I remember going to arcades when I was a kid and pumping quarters into the various cabinets and living my best life. Asteroids, Defender, Galaga, Pac Man, Star Wars, and Zaxxon were my personal favorites. I would go to the local Woolworth’s at my local mall and pine for the Atari 2600 and one game, Pole Position.

In 1987 we would get our first game console, the Nintendo Entertainment System. In one day my life was changed forever. The first games in our collection were Karate Champ, Ring King, Super Mario Bros, and Top Gun. Not long after I bought Mike Tyson’s Punch Out and The Legend of Zelda and a life time hobby was launched.

In the beginning, I played video games because they were a lot of fun, they were new, and it gave me a group of friends where I could be myself. We could talk about our favorite games, speculate what the next big game release was going to be, and discuss what our perfect game would be. We were the board game generation, we grew up on Monopoly, Risk, and Stratego. Dungeons & Dragons was the go to game for our imaginations. There was no internet, no Kotaku, no IGN.
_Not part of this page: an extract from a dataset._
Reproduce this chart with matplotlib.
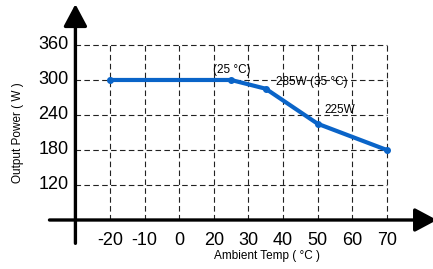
import matplotlib.pyplot as plt

plt.rcParams['font.family'] = ['Liberation Sans', 'DejaVu Sans']

# x axis is categorical: equally spaced ticks
x_labels = ['-20', '-10', '0', '20', '30', '40', '50', '60', '70']
y_ticks = [120, 180, 240, 300, 360]

# derating curve (position on category scale, power in W)
curve_pos = [0, 3.5, 4.5, 6, 8]
curve_power = [300, 300, 285, 225, 180]

fig = plt.figure(figsize=(4.33, 2.69), dpi=100)
ax = fig.add_axes([0, 0, 1, 1])
ax.set_xlim(-3.18, 9.335)
ax.set_ylim(-24, 437.1)
ax.axis('off')

y0 = 60      # where x axis sits
xl = -1      # where y axis sits
n = len(x_labels)

# dashed grid
for i in range(n):
    ax.plot([i, i], [y0, 360], color='#222222', lw=0.8, ls=(0, (5, 3)), zorder=1)
for v in y_ticks:
    ax.plot([xl, n - 1], [v, v], color='#222222', lw=0.8, ls=(0, (5, 3)), zorder=1)

# axes with arrow heads
head = '-|>,head_length=1.35,head_width=0.72'
ax.annotate('', xy=(xl, 430), xytext=(xl, 20), annotation_clip=False,
            arrowprops=dict(arrowstyle=head, lw=2.4, color='black',
                            shrinkA=0, shrinkB=0), zorder=3)
ax.annotate('', xy=(9.45, y0), xytext=(-1.75, y0), annotation_clip=False,
            arrowprops=dict(arrowstyle=head, lw=2.4, color='black',
                            shrinkA=0, shrinkB=0), zorder=3)

# tick labels
for i, lab in enumerate(x_labels):
    ax.text(i, 40, lab, ha='center', va='top', fontsize=13)
for v in y_ticks:
    ax.text(xl - 0.2, v, str(v), ha='right', va='center', fontsize=13)

ax.text(4.55, -2, 'Ambient Temp ( °C )', ha='center', va='center', fontsize=8.5)
ax.text(-2.66, 210, 'Output Power ( W )', ha='center', va='center',
        rotation=90, fontsize=8.5)

# curve
ax.plot(curve_pos, curve_power, color='#0a64c8', lw=3, marker='o', ms=4, zorder=4)

ax.text(3.53, 307, '(25 °C)', ha='center', va='bottom', fontsize=8.5)
ax.text(4.8, 297, '285W (35 °C)', ha='left', va='center', fontsize=8.5)
ax.text(6.65, 249, '225W', ha='center', va='center', fontsize=8.5)

fig.savefig('out.png', dpi=100)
Video games were coming into their own and kicking in the doors of our homes.

Madden NFL 22

1. Hobby

2. Distraction

3. Entertainment

Hobby: My enjoyment of video games has grown over the past four decades from childish entertainment to the full blown hobby of collecting video games. My collection is modest – 15 game systems give or take, and around 600 games, but I’m still proud of it. My gear is in excellent condition and most of my games are complete in box. I love going on game crawls with my son and my friends. We try to go once per year, although COVID put a damper on it the last couple of years. Our crawls consist of hitting various used game stores and scavenging for different games and accessories to round out our collections, lunch, a visit to a hobby shop, and of course, ice cream.

Fortnite

Distraction: Throughout my life video games have been a form of escape for me. Although I wasn’t formally diagnosed with a Generalized Anxiety Order and Depression until 2008, I always knew there was something going on under the hood with me. Video games let me escape my life for a few hours, the endless chore of acting normal, fitting in, and suppressing both tremendous rage and a secret desire to end it all. Playing a few games of Tecmo Bowl, scooting around Hyrule in The Legend of Zelda, or destroying Glass Joe for the thousandth time in Mike Tyson’s Punch Out let me ignore my reality for awhile, at least long enough to let my troublesome thoughts pass. Video games along with my family and hospitalization kept me going when I didn’t want to go on.

Elden Ring

Entertainment More than anything, when I play a video game, I want to be entertained, I want an experience that I will remember, and I want bragging rights. One of my favorite things is getting the Xbox Achievements or PlayStation Trophies for completing different tasks in the games I play. I find it so gratifying when the Achievement Chime plays and the little animation appears on the screen letting me know I completed the feat needed to earn the achievement or trophy. It may seem silly to get excited over something that is so Pavlovian, but I love each achievement I earn.

Elden Ring

Conclusion: Video games serve a number of different roles in my life – coping mechanism, hobby, and participatory entertainment. Since my first game console, the Nintendo Entertainment System (NES) back in 1987, video games have been a fixture, my go to happy place when I had no other place to go. I love video games, I love to play video games, and video games are a part of my identity. I’m proud they are one of the things I’ve held onto all these years.